Would you repeat the listing exactly but omit every picture?

────────────────────

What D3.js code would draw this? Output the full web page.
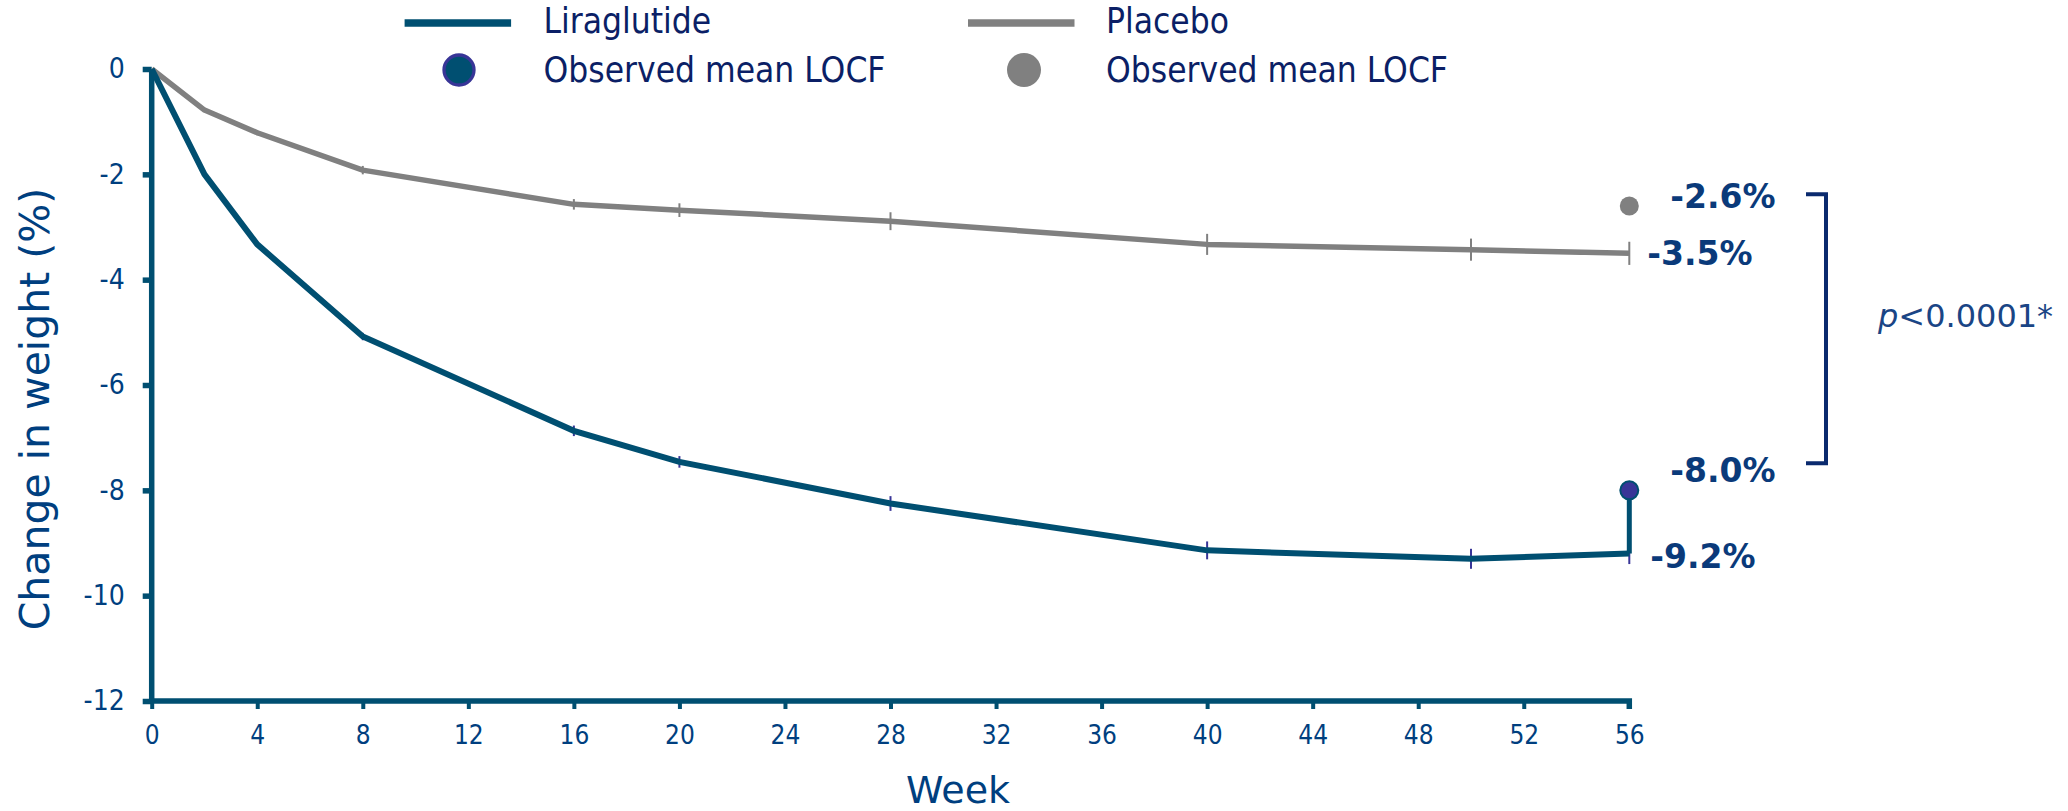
<!DOCTYPE html>
<html>
<head>
<meta charset="utf-8">
<script src="https://cdn.jsdelivr.net/npm/d3@7"></script>
<style>
    body { margin: 0; background: #fff; }
    svg { display: block; font-family: "DejaVu Sans", Verdana, sans-serif; }
    .legend-text, .tick text { font-family: "DejaVu Sans Condensed", "DejaVu Sans", sans-serif; font-stretch: condensed; }
</style>
</head>
<body>
<svg id="chart"></svg>
<script>
const weeks = [0, 2, 4, 8, 16, 20, 28, 40, 50, 56];
const liraglutide = [0, -2.0, -3.33, -5.08, -6.87, -7.46, -8.25, -9.14, -9.30, -9.2];
const placebo = [0, -0.78, -1.21, -1.92, -2.57, -2.68, -2.89, -3.33, -3.43, -3.5];
const liraglutideErr = [0, 0.04, 0.05, 0.07, 0.1, 0.11, 0.14, 0.17, 0.19, 0.2];
const placeboErr = [0, 0.04, 0.05, 0.08, 0.1, 0.13, 0.17, 0.2, 0.21, 0.22];
const locfWeek = 56;
const liraglutideLocf = -8.0;
const placeboLocf = -2.6;
const xTicks = [0, 4, 8, 12, 16, 20, 24, 28, 32, 36, 40, 44, 48, 52, 56];
const yTicks = [0, -2, -4, -6, -8, -10, -12];
const legendNames = ["Liraglutide", "Placebo"];
const legendDotLabel = "Observed mean LOCF";
const pValueText = "<0.0001*";

(function () {
    const W = 2068;
    const H = 811;
    const tealBlue = "#004f71";
    const grey = "#808080";
    const purple = "#383597";
    const navy = "#003f7f";

    const svg = d3.select("#chart")
        .attr("width", W)
        .attr("height", H);

    const x = d3.scaleLinear().domain([0, 56]).range([151.7, 1629.3]);
    const y = d3.scaleLinear().domain([-12, 0]).range([701, 69]);

    // axes
    const yAxis = svg.append("g")
        .attr("transform", `translate(${x(0)},0)`)
        .call(d3.axisLeft(y).tickValues(yTicks).tickSize(9).tickPadding(18).tickFormat(d3.format("d")));
    const xAxis = svg.append("g")
        .attr("transform", `translate(0,${y(-12)})`)
        .call(d3.axisBottom(x).tickValues(xTicks).tickSize(8).tickPadding(17).tickSizeOuter(8));

    yAxis.select(".domain").attr("stroke", tealBlue).attr("stroke-width", 5.5)
        .attr("d", `M0,${y(0)}V${y(-12)}`);
    yAxis.selectAll(".tick line").attr("stroke", tealBlue).attr("stroke-width", 5.5);
    yAxis.selectAll(".tick text")
        .attr("fill", navy).attr("font-size", 28)
        .attr("font-family", null)
        .text(d => d === 0 ? "0" : "-" + Math.abs(d));
    xAxis.select(".domain").attr("stroke", tealBlue).attr("stroke-width", 5.5)
        .attr("d", `M${x(0)},0H${x(56)}V8`);
    xAxis.selectAll(".tick line").attr("stroke", tealBlue).attr("stroke-width", 4);
    xAxis.selectAll(".tick text")
        .attr("fill", navy).attr("font-size", 26)
        .attr("font-family", null);

    // axis titles
    svg.append("text")
        .attr("transform", `translate(48.5,409) rotate(-90)`)
        .attr("text-anchor", "middle")
        .attr("fill", navy)
        .attr("font-size", 41)
        .text("Change in weight (%)");
    svg.append("text")
        .attr("x", 958).attr("y", 803)
        .attr("text-anchor", "middle")
        .attr("fill", navy)
        .attr("font-size", 38)
        .text("Week");

    const line = d3.line().x(d => x(d[0])).y(d => y(d[1]));
    const liraData = weeks.map((w, i) => [w, liraglutide[i], liraglutideErr[i]]);
    const placeboData = weeks.map((w, i) => [w, placebo[i], placeboErr[i]]);

    // error bars
    function errBars(data, color) {
        svg.append("g")
            .selectAll("line")
            .data(data)
            .enter().append("line")
            .attr("x1", d => x(d[0])).attr("x2", d => x(d[0]))
            .attr("y1", d => y(d[1] + d[2])).attr("y2", d => y(d[1] - d[2]))
            .attr("stroke", color)
            .attr("stroke-width", 2);
    }
    errBars(placeboData, grey);
    errBars(liraData, purple);

    svg.append("path")
        .datum(placeboData)
        .attr("fill", "none")
        .attr("stroke", grey)
        .attr("stroke-width", 5.5)
        .attr("stroke-linejoin", "round")
        .attr("d", line);
    svg.append("path")
        .datum(liraData)
        .attr("fill", "none")
        .attr("stroke", tealBlue)
        .attr("stroke-width", 6)
        .attr("d", line);

    // LOCF connector + dots
    svg.append("line")
        .attr("x1", x(locfWeek)).attr("x2", x(locfWeek))
        .attr("y1", y(liraglutideLocf)).attr("y2", y(liraglutide[liraglutide.length - 1]))
        .attr("stroke", tealBlue).attr("stroke-width", 5);
    svg.append("circle")
        .attr("cx", x(locfWeek)).attr("cy", y(placeboLocf)).attr("r", 9.5)
        .attr("fill", grey);
    svg.append("circle")
        .attr("cx", x(locfWeek)).attr("cy", y(liraglutideLocf)).attr("r", 9)
        .attr("fill", purple).attr("stroke", tealBlue).attr("stroke-width", 2);

    // value labels
    const fmt = v => v.toFixed(1) + "%";
    const labels = [
        { v: placeboLocf, dx: 41, dy: 2.5 },
        { v: placebo[placebo.length - 1], dx: 18, dy: 11.7 },
        { v: liraglutideLocf, dx: 41, dy: -8 },
        { v: liraglutide[liraglutide.length - 1], dx: 21, dy: 14.6 }
    ];
    svg.append("g")
        .selectAll("text")
        .data(labels)
        .enter().append("text")
        .attr("x", d => x(locfWeek) + d.dx)
        .attr("y", d => y(d.v) + d.dy)
        .attr("fill", "#0a3a7a")
        .attr("font-size", 33)
        .attr("font-weight", "bold")
        .text(d => fmt(d.v));

    // bracket
    const bTop = y(placeboLocf) - 11.6;
    const bBot = y(liraglutideLocf) - 27;
    svg.append("path")
        .attr("d", `M1806,${bTop}H1826V${bBot}H1806`)
        .attr("fill", "none")
        .attr("stroke", "#0a2a6e")
        .attr("stroke-width", 4);
    const pText = svg.append("text")
        .attr("x", 1878).attr("y", 327)
        .attr("fill", "#1a4585")
        .attr("font-size", 32);
    pText.append("tspan").attr("font-style", "italic").text("p");
    pText.append("tspan").text(pValueText);

    // legend
    const legendColors = [tealBlue, grey];
    const legendX = [404.6, 968];
    const legendTextX = [543.5, 1106];
    const legendDotX = [459, 1024];
    legendNames.forEach((name, i) => {
        svg.append("line")
            .attr("x1", legendX[i]).attr("x2", legendX[i] + 106.5)
            .attr("y1", 23).attr("y2", 23)
            .attr("stroke", legendColors[i]).attr("stroke-width", 7.7);
        svg.append("text")
            .attr("class", "legend-text")
            .attr("x", legendTextX[i]).attr("y", 33)
            .attr("fill", "#0b1f66").attr("font-size", 35)
            .text(name);
        svg.append("circle")
            .attr("cx", legendDotX[i]).attr("cy", 70)
            .attr("r", i === 0 ? 15 : 17)
            .attr("fill", legendColors[i])
            .attr("stroke", i === 0 ? purple : "none")
            .attr("stroke-width", 3.3);
        svg.append("text")
            .attr("class", "legend-text")
            .attr("x", legendTextX[i]).attr("y", 82)
            .attr("fill", "#0b1f66").attr("font-size", 35)
            .text(legendDotLabel);
    });
})();
</script>
</body>
</html>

────────────────────

Solution to this problem –
What D3.js code would draw this? Output the full web page.
<!DOCTYPE html>
<html>
<head>
<meta charset="utf-8">
<script src="https://cdn.jsdelivr.net/npm/d3@7"></script>
<style>
    body { margin: 0; background: #fff; }
    svg { display: block; font-family: "DejaVu Sans", Verdana, sans-serif; }
    .legend-text, .tick text { font-family: "DejaVu Sans Condensed", "DejaVu Sans", sans-serif; font-stretch: condensed; }
</style>
</head>
<body>
<svg id="chart"></svg>
<script>
const weeks = [0, 2, 4, 8, 16, 20, 28, 40, 50, 56];
const liraglutide = [0, -2.0, -3.33, -5.08, -6.87, -7.46, -8.25, -9.14, -9.30, -9.2];
const placebo = [0, -0.78, -1.21, -1.92, -2.57, -2.68, -2.89, -3.33, -3.43, -3.5];
const liraglutideErr = [0, 0.04, 0.05, 0.07, 0.1, 0.11, 0.14, 0.17, 0.19, 0.2];
const placeboErr = [0, 0.04, 0.05, 0.08, 0.1, 0.13, 0.17, 0.2, 0.21, 0.22];
const locfWeek = 56;
const liraglutideLocf = -8.0;
const placeboLocf = -2.6;
const xTicks = [0, 4, 8, 12, 16, 20, 24, 28, 32, 36, 40, 44, 48, 52, 56];
const yTicks = [0, -2, -4, -6, -8, -10, -12];
const legendNames = ["Liraglutide", "Placebo"];
const legendDotLabel = "Observed mean LOCF";
const pValueText = "<0.0001*";

(function () {
    const W = 2068;
    const H = 811;
    const tealBlue = "#004f71";
    const grey = "#808080";
    const purple = "#383597";
    const navy = "#003f7f";

    const svg = d3.select("#chart")
        .attr("width", W)
        .attr("height", H);

    const x = d3.scaleLinear().domain([0, 56]).range([151.7, 1629.3]);
    const y = d3.scaleLinear().domain([-12, 0]).range([701, 69]);

    // axes
    const yAxis = svg.append("g")
        .attr("transform", `translate(${x(0)},0)`)
        .call(d3.axisLeft(y).tickValues(yTicks).tickSize(9).tickPadding(18).tickFormat(d3.format("d")));
    const xAxis = svg.append("g")
        .attr("transform", `translate(0,${y(-12)})`)
        .call(d3.axisBottom(x).tickValues(xTicks).tickSize(8).tickPadding(17).tickSizeOuter(8));

    yAxis.select(".domain").attr("stroke", tealBlue).attr("stroke-width", 5.5)
        .attr("d", `M0,${y(0)}V${y(-12)}`);
    yAxis.selectAll(".tick line").attr("stroke", tealBlue).attr("stroke-width", 5.5);
    yAxis.selectAll(".tick text")
        .attr("fill", navy).attr("font-size", 28)
        .attr("font-family", null)
        .text(d => d === 0 ? "0" : "-" + Math.abs(d));
    xAxis.select(".domain").attr("stroke", tealBlue).attr("stroke-width", 5.5)
        .attr("d", `M${x(0)},0H${x(56)}V8`);
    xAxis.selectAll(".tick line").attr("stroke", tealBlue).attr("stroke-width", 4);
    xAxis.selectAll(".tick text")
        .attr("fill", navy).attr("font-size", 26)
        .attr("font-family", null);

    // axis titles
    svg.append("text")
        .attr("transform", `translate(48.5,409) rotate(-90)`)
        .attr("text-anchor", "middle")
        .attr("fill", navy)
        .attr("font-size", 41)
        .text("Change in weight (%)");
    svg.append("text")
        .attr("x", 958).attr("y", 803)
        .attr("text-anchor", "middle")
        .attr("fill", navy)
        .attr("font-size", 38)
        .text("Week");

    const line = d3.line().x(d => x(d[0])).y(d => y(d[1]));
    const liraData = weeks.map((w, i) => [w, liraglutide[i], liraglutideErr[i]]);
    const placeboData = weeks.map((w, i) => [w, placebo[i], placeboErr[i]]);

    // error bars
    function errBars(data, color) {
        svg.append("g")
            .selectAll("line")
            .data(data)
            .enter().append("line")
            .attr("x1", d => x(d[0])).attr("x2", d => x(d[0]))
            .attr("y1", d => y(d[1] + d[2])).attr("y2", d => y(d[1] - d[2]))
            .attr("stroke", color)
            .attr("stroke-width", 2);
    }
    errBars(placeboData, grey);
    errBars(liraData, purple);

    svg.append("path")
        .datum(placeboData)
        .attr("fill", "none")
        .attr("stroke", grey)
        .attr("stroke-width", 5.5)
        .attr("stroke-linejoin", "round")
        .attr("d", line);
    svg.append("path")
        .datum(liraData)
        .attr("fill", "none")
        .attr("stroke", tealBlue)
        .attr("stroke-width", 6)
        .attr("d", line);

    // LOCF connector + dots
    svg.append("line")
        .attr("x1", x(locfWeek)).attr("x2", x(locfWeek))
        .attr("y1", y(liraglutideLocf)).attr("y2", y(liraglutide[liraglutide.length - 1]))
        .attr("stroke", tealBlue).attr("stroke-width", 5);
    svg.append("circle")
        .attr("cx", x(locfWeek)).attr("cy", y(placeboLocf)).attr("r", 9.5)
        .attr("fill", grey);
    svg.append("circle")
        .attr("cx", x(locfWeek)).attr("cy", y(liraglutideLocf)).attr("r", 9)
        .attr("fill", purple).attr("stroke", tealBlue).attr("stroke-width", 2);

    // value labels
    const fmt = v => v.toFixed(1) + "%";
    const labels = [
        { v: placeboLocf, dx: 41, dy: 2.5 },
        { v: placebo[placebo.length - 1], dx: 18, dy: 11.7 },
        { v: liraglutideLocf, dx: 41, dy: -8 },
        { v: liraglutide[liraglutide.length - 1], dx: 21, dy: 14.6 }
    ];
    svg.append("g")
        .selectAll("text")
        .data(labels)
        .enter().append("text")
        .attr("x", d => x(locfWeek) + d.dx)
        .attr("y", d => y(d.v) + d.dy)
        .attr("fill", "#0a3a7a")
        .attr("font-size", 33)
        .attr("font-weight", "bold")
        .text(d => fmt(d.v));

    // bracket
    const bTop = y(placeboLocf) - 11.6;
    const bBot = y(liraglutideLocf) - 27;
    svg.append("path")
        .attr("d", `M1806,${bTop}H1826V${bBot}H1806`)
        .attr("fill", "none")
        .attr("stroke", "#0a2a6e")
        .attr("stroke-width", 4);
    const pText = svg.append("text")
        .attr("x", 1878).attr("y", 327)
        .attr("fill", "#1a4585")
        .attr("font-size", 32);
    pText.append("tspan").attr("font-style", "italic").text("p");
    pText.append("tspan").text(pValueText);

    // legend
    const legendColors = [tealBlue, grey];
    const legendX = [404.6, 968];
    const legendTextX = [543.5, 1106];
    const legendDotX = [459, 1024];
    legendNames.forEach((name, i) => {
        svg.append("line")
            .attr("x1", legendX[i]).attr("x2", legendX[i] + 106.5)
            .attr("y1", 23).attr("y2", 23)
            .attr("stroke", legendColors[i]).attr("stroke-width", 7.7);
        svg.append("text")
            .attr("class", "legend-text")
            .attr("x", legendTextX[i]).attr("y", 33)
            .attr("fill", "#0b1f66").attr("font-size", 35)
            .text(name);
        svg.append("circle")
            .attr("cx", legendDotX[i]).attr("cy", 70)
            .attr("r", i === 0 ? 15 : 17)
            .attr("fill", legendColors[i])
            .attr("stroke", i === 0 ? purple : "none")
            .attr("stroke-width", 3.3);
        svg.append("text")
            .attr("class", "legend-text")
            .attr("x", legendTextX[i]).attr("y", 82)
            .attr("fill", "#0b1f66").attr("font-size", 35)
            .text(legendDotLabel);
    });
})();
</script>
</body>
</html>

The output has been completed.